Within, the pod was more of the same porous bone like substance that had comprised the exterior. Something about that strange substance drew Sigourd’s attention. He felt compelled to study it as if it called to him, as if some instinct or deeply buried race memory bade him to connect with it. Sigourd pressed his hand to the wall, and instantly a series of images flashed through his mind’s eye.
His vision was filled with the brilliance of a full moon that hung low and bright in a cloudless sky. He saw Isolde, her face close to his as if they lay in each other’s arms. He saw the face of another. A man with the dress and bearing of a noble, but a face that looked for all the world like it had been hewn from rock.

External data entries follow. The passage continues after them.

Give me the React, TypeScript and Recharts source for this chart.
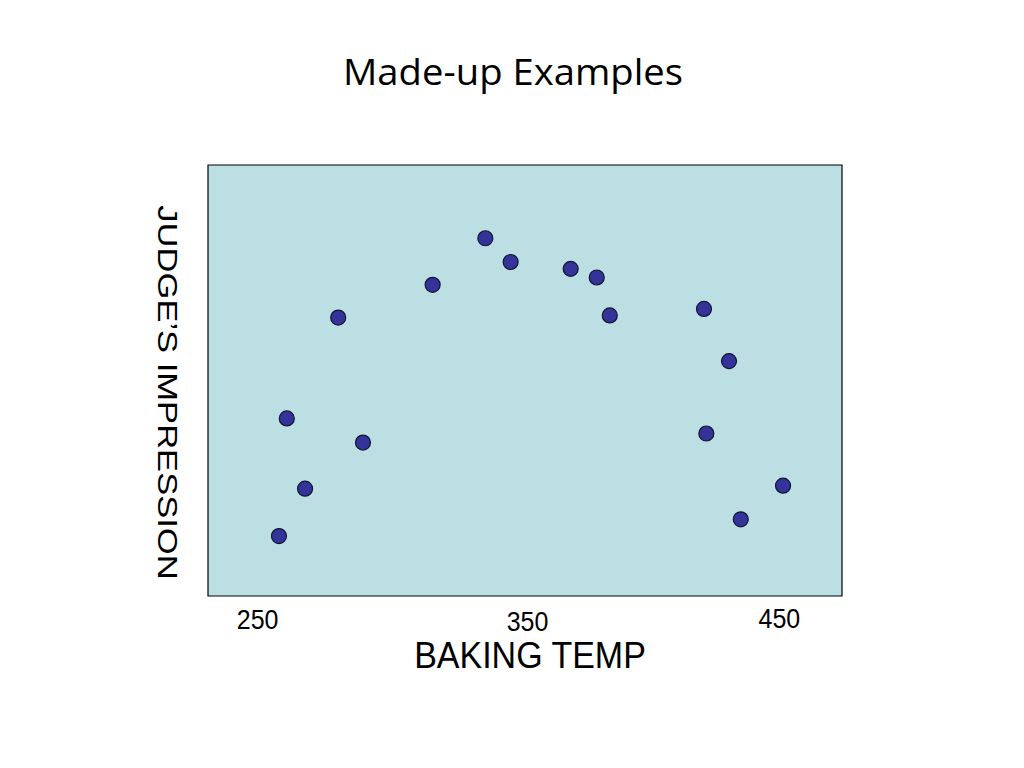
import { ScatterChart, Scatter, XAxis, YAxis, ReferenceArea } from "recharts";

// baking temperature vs judge's score (made-up)
const temps = [258.2, 261.2, 268.2, 280.9, 290.4, 317.1, 337.3, 347.0, 370.0, 380.0, 385.0, 421.1, 422.0, 430.7, 435.2, 451.4];
const impressions = [13.9, 41.2, 24.9, 64.6, 35.6, 72.2, 83.0, 77.5, 75.9, 73.9, 65.1, 66.6, 37.7, 54.5, 17.8, 25.6];
const tempTicks = [250, 350, 450];

const data = temps.map((t, i) => ({ temp: t, score: impressions[i] }));

const font = "'Liberation Sans', Arial, sans-serif";

// the tick labels on the slide are hand placed, a bit off the grid
const nudge: Record<number, [number, number]> = { 250: [0, 0], 350: [9, 2], 450: [0, -1] };

function TempTick(props: any) {
  const { x, y, payload } = props;
  const [dx, dy] = nudge[payload.value] ?? [0, 0];
  return (
    <text transform={`translate(${x + dx},${y + 33 + dy}) scale(1,1.1)`} textAnchor="middle" fontSize={25} fontFamily={font} fill="#000">
      {payload.value}
    </text>
  );
}

function Dot(props: any) {
  return <circle cx={props.cx} cy={props.cy} r={7.5} fill="#333399" stroke="#141432" strokeWidth={1.2} />;
}

export default function App() {
  return (
    <div style={{ position: "absolute", left: 0, top: 0, width: 1024, height: 768, background: "#fff" }}>
      <svg width={1024} height={120} style={{ position: "absolute", left: 0, top: 0 }}>
        <text
          x={513}
          y={85}
          textAnchor="middle"
          fontSize={37}
          fontFamily="'Comic Sans MS', 'Open Sans', sans-serif"
          textLength={340}
          lengthAdjust="spacingAndGlyphs"
          fill="#000"
        >
          Made-up Examples
        </text>
      </svg>
      <ScatterChart width={1024} height={768} margin={{ top: 165, right: 182, bottom: 82, left: 148 }}>
        <XAxis
          type="number"
          dataKey="temp"
          domain={[231, 474]}
          ticks={tempTicks}
          axisLine={false}
          tickLine={false}
          tickSize={0}
          tickMargin={0}
          height={90}
          tick={<TempTick />}
          label={{
            content: (p: any) => {
              const vb = p.viewBox;
              return (
                <text transform={`translate(${vb.x + vb.width / 2 + 5},${vb.y + 72}) scale(1,1.1)`} textAnchor="middle" fontSize={34} fontFamily={font} fill="#000">
                  BAKING TEMP
                </text>
              );
            },
          }}
        />
        <YAxis
          type="number"
          dataKey="score"
          domain={[0, 100]}
          width={60}
          axisLine={false}
          tickLine={false}
          tick={false}
          label={{
            content: (p: any) => {
              const vb = p.viewBox;
              return (
                <text transform={`translate(${vb.x + 19},${vb.y + vb.height / 2 + 12}) scale(1,1.28) rotate(90)`} textAnchor="middle" dominantBaseline="central" fontSize={27} fontFamily={font} fill="#000">
                  JUDGE’S IMPRESSION
                </text>
              );
            },
          }}
        />
        <ReferenceArea x1={231} x2={474} y1={0} y2={100} fill="#BBDFE2" fillOpacity={1} stroke="#000" strokeWidth={1.2} />
        <Scatter data={data} shape={<Dot />} isAnimationActive={false} />
      </ScatterChart>
    </div>
  );
}
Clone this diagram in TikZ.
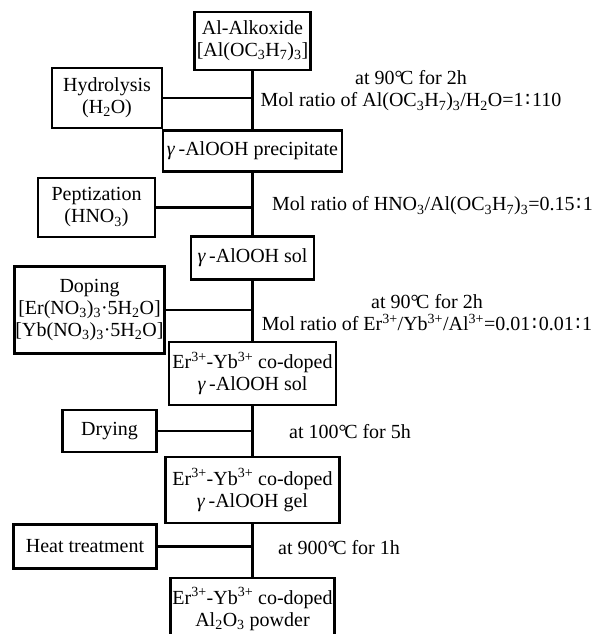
\documentclass[tikz,border=0pt]{standalone}
\usepackage{fontspec}
\setmainfont{Liberation Serif}
\newfontfamily\ratiofont{DejaVu Sans}
\newcommand{\sbs}[1]{\textsubscript{#1}}
\newcommand{\sps}[1]{\textsuperscript{#1}}
\newcommand{\degC}{°\kern-0.12em C}
\newcommand{\rat}{\kern0.08em{\ratiofont ∶}\kern0.08em}
\newcommand{\gam}{\textit{γ}\,}

\begin{document}
\begin{tikzpicture}[x=1pt, y=-1pt,
    every node/.style={font=\fontsize{20}{22}\selectfont},
    stage/.style={draw, line width=2.5pt, align=center, inner sep=1pt},
    cond/.style={align=center, inner sep=0pt},
    link/.style={line width=2.5pt}]
  \useasboundingbox (0,0) rectangle (597,634);
  % main stages
  \node[stage, minimum width=116pt, minimum height=58pt] (alkoxide) at (252.5,41) {Al-Alkoxide\\{}[Al(OC\sbs{3}H\sbs{7})\sbs{3}]};
  \node[stage, minimum width=179pt, minimum height=41pt] (precip) at (252.5,151) {\gam-AlOOH precipitate};
  \node[stage, minimum width=123pt, minimum height=43pt] (sol) at (252.5,258) {\gam-AlOOH sol};
  \node[stage, minimum width=167pt, minimum height=63pt] (ersol) at (252.5,373.5) {Er\sps{3+}-Yb\sps{3+} co-doped\\\gam-AlOOH sol};
  \node[stage, minimum width=174pt, minimum height=66pt] (gel) at (252.5,490) {Er\sps{3+}-Yb\sps{3+} co-doped\\\gam-AlOOH gel};
  \node[stage, minimum width=164pt, minimum height=62pt] (powder) at (252.5,609) {Er\sps{3+}-Yb\sps{3+} co-doped\\Al\sbs{2}O\sbs{3} powder};
  % side steps
  \node[stage, minimum width=110pt, minimum height=60pt] (hydro) at (107,98) {Hydrolysis\\(H\sbs{2}O)};
  \node[stage, minimum width=117pt, minimum height=59pt] (pept) at (96.5,207.5) {Peptization\\(HNO\sbs{3})};
  \node[stage, minimum width=149pt, minimum height=87pt] (doping) at (89.5,310) {Doping\\{}[Er(NO\sbs{3})\sbs{3}·5H\sbs{2}O]\\{}[Yb(NO\sbs{3})\sbs{3}·5H\sbs{2}O]};
  \node[stage, minimum width=94pt, minimum height=42pt] (drying) at (109.5,431) {Drying};
  \node[stage, minimum width=143pt, minimum height=44pt] (heat) at (85,546.5) {Heat treatment};
  % conditions
  \node[cond] (cond1) at (411,91) {at 90\degC{} for 2h\\Mol ratio of Al(OC\sbs{3}H\sbs{7})\sbs{3}/H\sbs{2}O=1\rat110};
  \node[cond, anchor=west] (cond2) at (272,206) {Mol ratio of HNO\sbs{3}/Al(OC\sbs{3}H\sbs{7})\sbs{3}=0.15\rat1};
  \node[cond] (cond3) at (427,313) {at 90\degC{} for 2h\\Mol ratio of Er\sps{3+}/Yb\sps{3+}/Al\sps{3+}=0.01\rat0.01\rat1};
  \node[cond, anchor=west] (cond4) at (289,431.5) {at 100\degC{} for 5h};
  \node[cond, anchor=west] (cond5) at (278,548) {at 900\degC{} for 1h};
  % main line
  \draw[link] (alkoxide) -- (precip);
  \draw[link] (precip) -- (sol);
  \draw[link] (sol) -- (ersol);
  \draw[link] (ersol) -- (gel);
  \draw[link] (gel) -- (powder);
  % side connectors
  \draw[link] (hydro.east) -- (hydro.east -| alkoxide.south);
  \draw[link] (pept.east) -- (pept.east -| alkoxide.south);
  \draw[link] (doping.east) -- (doping.east -| alkoxide.south);
  \draw[link] (drying.east) -- (drying.east -| alkoxide.south);
  \draw[link] (heat.east) -- (heat.east -| alkoxide.south);
\end{tikzpicture}
\end{document}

Sigourd snatched his hand from the bone wall, concerned at the nature of these images that ran so suddenly into his mind. Jonn Grumble approached from behind, the concern evident in his tone.
‘Are ‘ya alright? What happened?’ asked the wild man.
‘It’s nothing,’ replied Sigourd perhaps a little too quickly, ‘I’m fine.’
Sigourd moved on down the corridor, skirting the wall as closely as he dared without touching it. Jonn Grumble, his curiosity getting the better of him as it frequently did, cautiously pressed his own palm to the bone wall in the same place that Sigourd had before him. To his surprise, nothing whatsoever happened. Jonn Grumble shrugged to himself before moving off into the gloom to catch up with his friend.
Here inside the pods it was unusually warm, the air heavy with moisture. There was also a peculiar scent about the place, like the inside of an animal’s den. A rich musk that permeated the air and was just shy of pungent. Jonn Grumble sniffed derisively, and whispered ‘They could do with opening a bleedin’ window. Smells like someone forgot to let the cat out.’